Last week, I posted about a mind-numbingly horrible segment aired by Fox News’ Cashin’ In regarding anti-Muslim profiling. In it, hedge fund manager Jonathan Hoenig made the following commentary:
We should have been profiling on September 12, 2001. Let’s take a trip down memory lane here: The last war this country won, we put Japanese-Americans in internment camps, we dropped nuclear bombs on residential city centers. So, yes, profiling would be at least a good start. It’s not on skin color, however, it’s on ideology: Muslim, Islamists, jihadist. That’s a good start but it’s only a start. We need to stop giving Korans to Gitmo prisoners, we need to stop having Ramadan and Iftar celebrain the White House. We need to stop saying the enemy is not Islamic. They are.

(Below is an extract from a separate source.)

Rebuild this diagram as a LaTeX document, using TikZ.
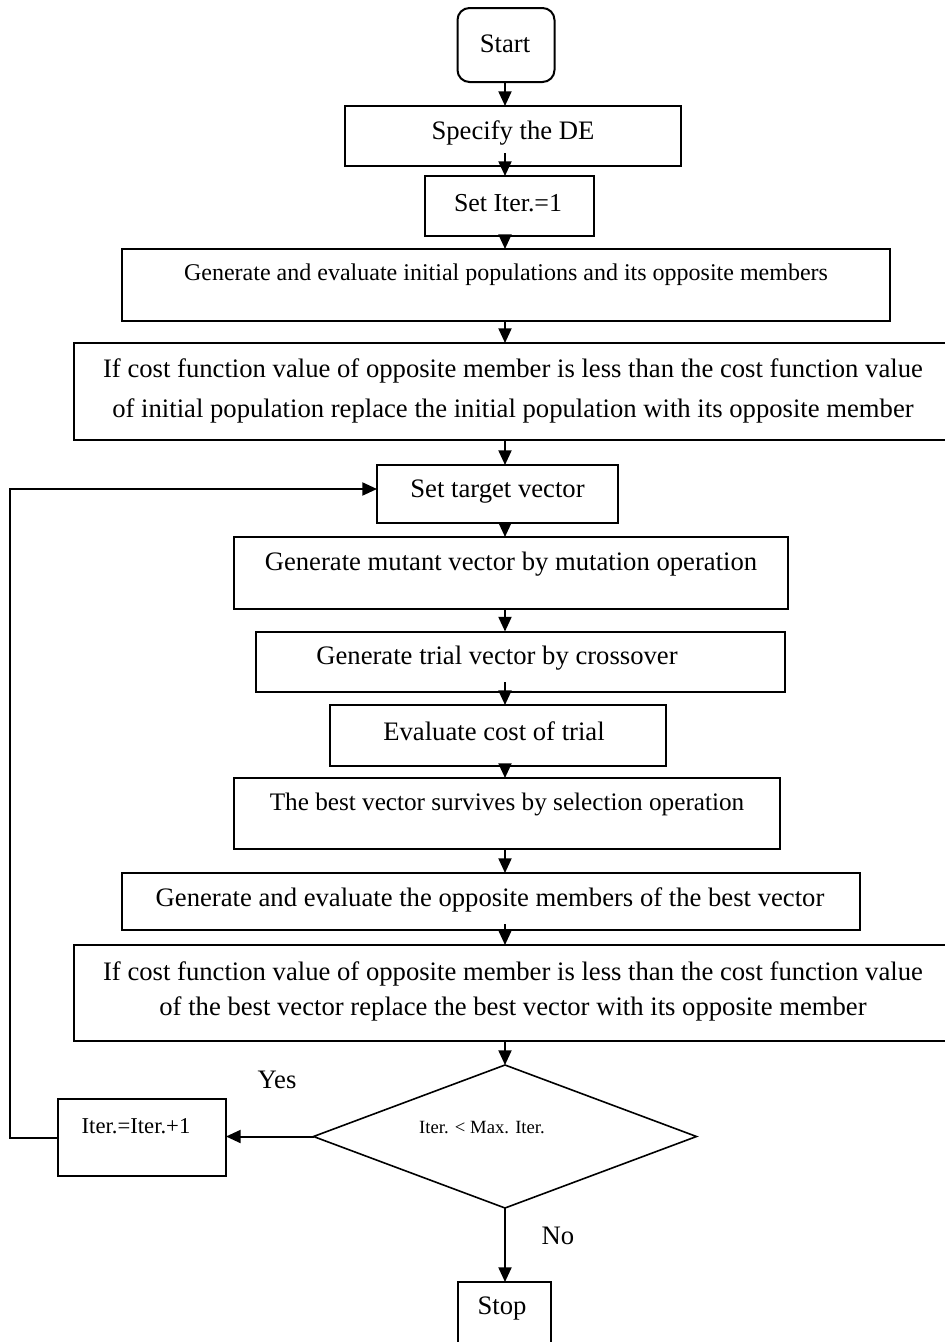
\documentclass[tikz,border=0pt]{standalone}
\usepackage{fontspec}
\setmainfont{Liberation Serif}
\usetikzlibrary{arrows.meta,shapes.geometric}
\begin{document}
\begin{tikzpicture}[x=0.75pt,y=-0.75pt,
  every node/.style={inner sep=0pt,outer sep=0pt},
  box/.style 2 args={draw,line width=1.5pt,rectangle,
    minimum width=#1*0.75pt,minimum height=#2*0.75pt},
  txt/.style={font=\fontsize{20}{30}\selectfont,align=center},
  smtxt/.style={font=\fontsize{18}{22}\selectfont,align=center},
  arr/.style={line width=1.5pt,-{Triangle[length=11pt,width=9.75pt]}},
]
\useasboundingbox (0,0) rectangle (945,1342);
\coordinate (axis) at (505,0);

% process boxes
\node[box={97}{74},rounded corners=9pt] (start) at (506,45) {};
\node[txt] (start-t) at (505,44) {Start};

\node[box={336}{60}] (spec) at (513,136) {};
\node[txt] (spec-t) at (513,133) {Specify the DE};

\node[box={169}{60}] (seti) at (509.5,206) {};
\node[txt,font=\fontsize{19.4}{24}\selectfont] (seti-t) at (508,203) {Set Iter.=1};

\node[box={768}{72}] (geninit) at (506,285) {};
\node[smtxt] (geninit-t) at (506,275) {Generate and evaluate initial populations and its opposite members};

\node[box={876}{97}] (repinit) at (512,391.5) {};
\node[txt] (repinit-t) at (513,391) {If cost function value of opposite member is less than the cost function value\\of initial population replace the initial population with its opposite member};

\node[box={241}{58}] (target) at (497.5,494) {};
\node[txt] (target-t) at (497.5,492) {Set target vector};

\node[box={554}{72}] (mutant) at (511,573) {};
\node[txt] (mutant-t) at (511,564) {Generate mutant vector by mutation operation};

\node[box={529}{60}] (trial) at (520.5,661.5) {};
\node[txt] (trial-t) at (497,658) {Generate trial vector by crossover};

\node[box={336}{61}] (evalc) at (498,735.5) {};
\node[txt] (evalc-t) at (494,731) {Evaluate cost of trial};

\node[box={546}{71}] (best) at (507,813.5) {};
\node[txt,font=\fontsize{18.9}{24}\selectfont] (best-t) at (507,804) {The best vector survives by selection operation};

\node[box={738}{57}] (genopp) at (491,901.5) {};
\node[txt] (genopp-t) at (490,900) {Generate and evaluate the opposite members of the best vector};

\node[box={876}{96}] (repbest) at (512,993) {};
\node[txt,font=\fontsize{20}{26.25}\selectfont] (repbest-t) at (513,991) {If cost function value of opposite member is less than the cost function value\\of the best vector replace the best vector with its opposite member};

% decision
\node[draw,line width=1.2pt,diamond,minimum width=383*0.75pt,minimum height=143*0.75pt] (dia) at (505,1136.5) {};
\node[font=\fontsize{14}{16}\selectfont] (dia-t) at (482,1128) {Iter. < Max. Iter.};

\node[box={168}{77}] (iter) at (142,1137.5) {};
\node[font=\fontsize{17}{20}\selectfont] (iter-t) at (136,1126) {Iter.=Iter.+1};

\node[box={93}{68}] (stop) at (504.5,1316) {};
\node[txt] (stop-t) at (502,1308) {Stop};

% branch labels
\node[txt] (yes) at (277,1080) {Yes};
\node[txt] (no) at (558,1236) {No};

% main flow
\draw[arr] (start.south -| axis) -- (spec.north -| axis);
\draw[arr] ([yshift=9.75pt]spec.south -| axis) -- (seti.north -| axis);
\draw[arr] (seti.south -| axis) -- (geninit.north -| axis);
\draw[arr] (geninit.south -| axis) -- (repinit.north -| axis);
\draw[arr] (repinit.south -| axis) -- (target.north -| axis);
\draw[arr] (target.south -| axis) -- (mutant.north -| axis);
\draw[arr] (mutant.south -| axis) -- (trial.north -| axis);
\draw[arr] ([yshift=7pt]trial.south -| axis) -- (evalc.north -| axis);
\draw[arr] (evalc.south -| axis) -- (best.north -| axis);
\draw[arr] (best.south -| axis) -- (genopp.north -| axis);
\draw[arr] ([yshift=4.5pt]genopp.south -| axis) -- (repbest.north -| axis);
\draw[arr] (repbest.south -| axis) -- (dia.north);
\draw[arr] (dia.south) -- (stop.north -| dia.south);
\draw[arr] (dia.west) -- (iter.east |- dia.west);

% loop back to the target vector
\coordinate (loopdn) at (10,1137.5);
\coordinate (loopup) at (10,489);
\coordinate (tgtin) at (target.west |- loopup);
\draw[arr] (iter.west) -- (loopdn) -- (loopup) -- (tgtin);
\end{tikzpicture}
\end{document}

This was commentary that could only be interpreted as full-throated support for Japanese American internment and the murder of thousands of Japanese civilians when executed in the pursuit of American military victory; Hoenig rationalizes therefore that anti-Muslim profiling is similarly justified (video of full original segment after the jump). Hoenig’s logic is so unspeakably flawed and immoral as to demand an accounting.
There is a scene in And The Band Played On where Matthew Modine’s character explains the origins of the phrase “The Butchers’ Bill”: a phrase coined by British Admiral Lord Nelson when asking for the daily casualty reports of soldiers lost in the Napoleonic wars. In the film, Modine’s character creates his own Butchers’ Bill for the AIDS epidemic, and it remains one of pop culture’s most poignant visual reminders of the devastating cost of the disease in human lives.